Reputations and Realities: Marie Antoinette

An examination of the role of Marie-Antoinette as the decadent Queen of France.

This paper describes the portrayal of Marie-Antoinette in the French press and in popular opinion from her reign as queen to her execution. Her image is shaped around her portrayal as a decadent monarch and as the “Other” (both woman and foreigner). Although the paper’s primary argument is for this division in Marie-Antoinette’s image in popular opinion, it also subtly argues that the portrayal of the Queen reflects many of the anxieities of the time and that her actual personage in many ways contradicted the rumours.
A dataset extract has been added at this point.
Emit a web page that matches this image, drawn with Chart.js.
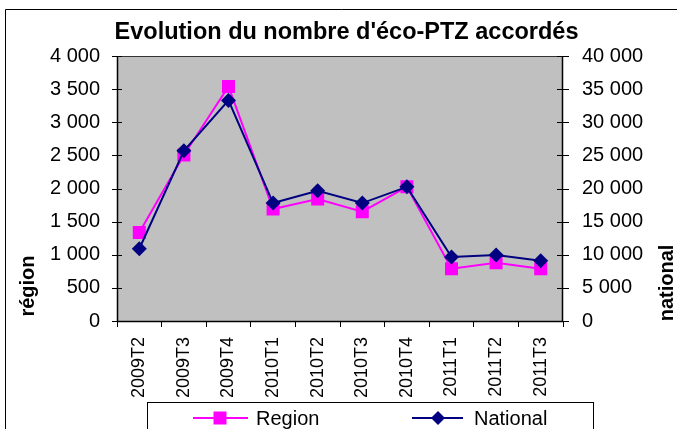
<!DOCTYPE html>
<html>
<head>
<meta charset="utf-8">
<script src="https://cdn.jsdelivr.net/npm/chart.js@4"></script>
<style>
html,body{margin:0;padding:0;background:#fff;}
canvas{display:block;}
</style>
</head>
<body>
<canvas id="c" width="677" height="429"></canvas>
<script>
const categories = ['2009T2','2009T3','2009T4','2010T1','2010T2','2010T3','2010T4','2011T1','2011T2','2011T3'];
const regionValues = [1335, 2505, 3540, 1690, 1840, 1650, 2025, 790, 880, 790];
const nationalValues = [10900, 25700, 33300, 17800, 19650, 17800, 20250, 9650, 9950, 9080];
const regionTicks = [0, 500, 1000, 1500, 2000, 2500, 3000, 3500, 4000];
const nationalTicks = [0, 5000, 10000, 15000, 20000, 25000, 30000, 35000, 40000];
const titleText = "Evolution du nombre d'éco-PTZ accordés";
const leftTitle = 'région';
const rightTitle = 'national';
const seriesNames = ['Region', 'National'];

const FONT = '"Liberation Sans", Arial, sans-serif';
const fmt = v => String(v).replace(/\B(?=(\d{3})+(?!\d))/g, ' ');

const deco = {
  id: 'deco',
  beforeDraw(chart) {
    const ctx = chart.ctx, a = chart.chartArea;
    ctx.save();
    ctx.fillStyle = '#fff';
    ctx.fillRect(0, 0, chart.width, chart.height);
    // outer frame
    ctx.strokeStyle = '#000';
    ctx.lineWidth = 1;
    ctx.beginPath();
    ctx.moveTo(5.5, chart.height + 5);
    ctx.lineTo(5.5, 9.5);
    ctx.lineTo(chart.width + 5, 9.5);
    ctx.stroke();
    // plot area
    ctx.fillStyle = '#C0C0C0';
    ctx.fillRect(a.left, a.top, a.right - a.left, a.bottom - a.top);
    ctx.strokeStyle = '#333';
    ctx.strokeRect(a.left + 0.5, a.top + 0.5, a.right - a.left - 1, a.bottom - a.top);
    ctx.restore();
  },
  afterDraw(chart) {
    const ctx = chart.ctx, a = chart.chartArea;
    ctx.save();
    // axis lines
    ctx.strokeStyle = '#000';
    ctx.lineWidth = 1.5;
    ctx.beginPath();
    ctx.moveTo(a.left + 0.5, a.top); ctx.lineTo(a.left + 0.5, a.bottom);
    ctx.moveTo(a.right - 0.5, a.top); ctx.lineTo(a.right - 0.5, a.bottom);
    ctx.moveTo(a.left, a.bottom + 0.5); ctx.lineTo(a.right, a.bottom + 0.5);
    ctx.stroke();
    // cross tick marks on y axes
    ctx.lineWidth = 1;
    const yl = chart.scales.y, yr = chart.scales.y2;
    ctx.beginPath();
    regionTicks.forEach(v => {
      const py = Math.round(yl.getPixelForValue(v)) + 0.5;
      ctx.moveTo(a.left - 5, py); ctx.lineTo(a.left + 5, py);
    });
    nationalTicks.forEach(v => {
      const py = Math.round(yr.getPixelForValue(v)) + 0.5;
      ctx.moveTo(a.right - 6, py); ctx.lineTo(a.right + 6, py);
    });
    ctx.stroke();

    // title
    ctx.fillStyle = '#000';
    ctx.font = 'bold 23.5px ' + FONT;
    ctx.textAlign = 'center';
    ctx.textBaseline = 'alphabetic';
    ctx.fillText(titleText, 346.5, 38.5);

    // axis titles (both reading bottom to top)
    ctx.font = 'bold 20px ' + FONT;
    ctx.textBaseline = 'alphabetic';
    ctx.save();
    ctx.translate(34, 286);
    ctx.rotate(-Math.PI / 2);
    ctx.fillText(leftTitle, 0, 0);
    ctx.restore();
    ctx.save();
    ctx.translate(673, 283);
    ctx.rotate(-Math.PI / 2);
    ctx.fillText(rightTitle, 0, 0);
    ctx.restore();

    // legend box
    ctx.strokeStyle = '#000';
    ctx.lineWidth = 1;
    ctx.fillStyle = '#fff';
    ctx.fillRect(147, 402, 446, 40);
    ctx.strokeRect(147.5, 402.5, 446, 40);
    const ly = 418;
    // Region item
    ctx.strokeStyle = '#FF00FF';
    ctx.lineWidth = 2;
    ctx.beginPath(); ctx.moveTo(193, ly); ctx.lineTo(248, ly); ctx.stroke();
    ctx.fillStyle = '#FF00FF';
    ctx.fillRect(220 - 6.5, ly - 6.5, 13, 13);
    // National item
    ctx.strokeStyle = '#000080';
    ctx.beginPath(); ctx.moveTo(412, ly); ctx.lineTo(463, ly); ctx.stroke();
    ctx.fillStyle = '#000080';
    ctx.beginPath();
    ctx.moveTo(438, ly - 7); ctx.lineTo(445, ly); ctx.lineTo(438, ly + 7); ctx.lineTo(431, ly);
    ctx.closePath(); ctx.fill();
    ctx.fillStyle = '#000';
    ctx.font = '20px ' + FONT;
    ctx.textAlign = 'left';
    ctx.textBaseline = 'middle';
    ctx.fillText(seriesNames[0], 256, ly + 1);
    ctx.fillText(seriesNames[1], 474, ly + 1);
    ctx.restore();
  }
};

new Chart(document.getElementById('c'), {
  type: 'line',
  data: {
    labels: categories,
    datasets: [
      {
        label: seriesNames[0],
        data: regionValues,
        yAxisID: 'y',
        borderColor: '#FF00FF',
        backgroundColor: '#FF00FF',
        borderWidth: 2,
        pointStyle: 'rect',
        pointRadius: 9.2,
        pointHoverRadius: 9.2,
        pointBorderWidth: 0,
        tension: 0,
        order: 1
      },
      {
        label: seriesNames[1],
        data: nationalValues,
        yAxisID: 'y2',
        borderColor: '#000080',
        backgroundColor: '#000080',
        borderWidth: 2,
        pointStyle: 'rectRot',
        pointRadius: 7.5,
        pointHoverRadius: 7.5,
        pointBorderWidth: 0,
        tension: 0,
        order: 0
      }
    ]
  },
  options: {
    responsive: false,
    devicePixelRatio: 1,
    animation: false,
    layout: { padding: { left: 0, right: 0, top: 56, bottom: 0 } },
    plugins: { legend: { display: false }, title: { display: false }, tooltip: { enabled: false } },
    scales: {
      x: {
        type: 'category',
        offset: true,
        grid: { offset: true, drawOnChartArea: false, drawTicks: true, tickLength: 6, color: '#000', lineWidth: 1 },
        border: { display: false },
        ticks: {
          autoSkip: false,
          minRotation: 90,
          maxRotation: 90,
          padding: 10,
          color: '#000',
          font: { family: FONT, size: 18 }
        },
        afterFit(s) { s.height = 108; }
      },
      y: {
        position: 'left',
        min: 0, max: 4000,
        afterBuildTicks(s) { s.ticks = regionTicks.map(v => ({ value: v })); },
        grid: { drawOnChartArea: false, drawTicks: true, tickLength: 5, color: 'rgba(0,0,0,0)' },
        border: { display: false },
        ticks: { padding: 12, color: '#000', font: { family: FONT, size: 20 }, callback: v => fmt(v) },
        afterFit(s) { s.width = 117; }
      },
      y2: {
        position: 'right',
        min: 0, max: 40000,
        afterBuildTicks(s) { s.ticks = nationalTicks.map(v => ({ value: v })); },
        grid: { drawOnChartArea: false, drawTicks: true, tickLength: 5, color: 'rgba(0,0,0,0)' },
        border: { display: false },
        ticks: { padding: 14, color: '#000', font: { family: FONT, size: 20 }, callback: v => fmt(v) },
        afterFit(s) { s.width = 677 - 563; }
      }
    }
  },
  plugins: [deco]
});
</script>
</body>
</html>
“Although recent historians have revealed that Marie-Antoinette was in many ways thriftier than many nobles at the time, the pamphleteers used her as a representation of the decadence of monarchy. In popular opinion the queen was frequently portrayed as extravagant in dress and of indulging in a taste for jewels, though Mercy, the Austrian ambassador in Paris, reported that he had found, “her Majesty very much disposed to avoid all needless or superfluous expense” . Mercy was also able to show that Marie-Antoinette, “had never chosen or demanded a single dress but had left everything to her lady of the bedchamber”, and in going through the accounts it was found that the expenses were carried out largely by the queen’s maids, who demanded large quantities of ribbons and materials which were never used.”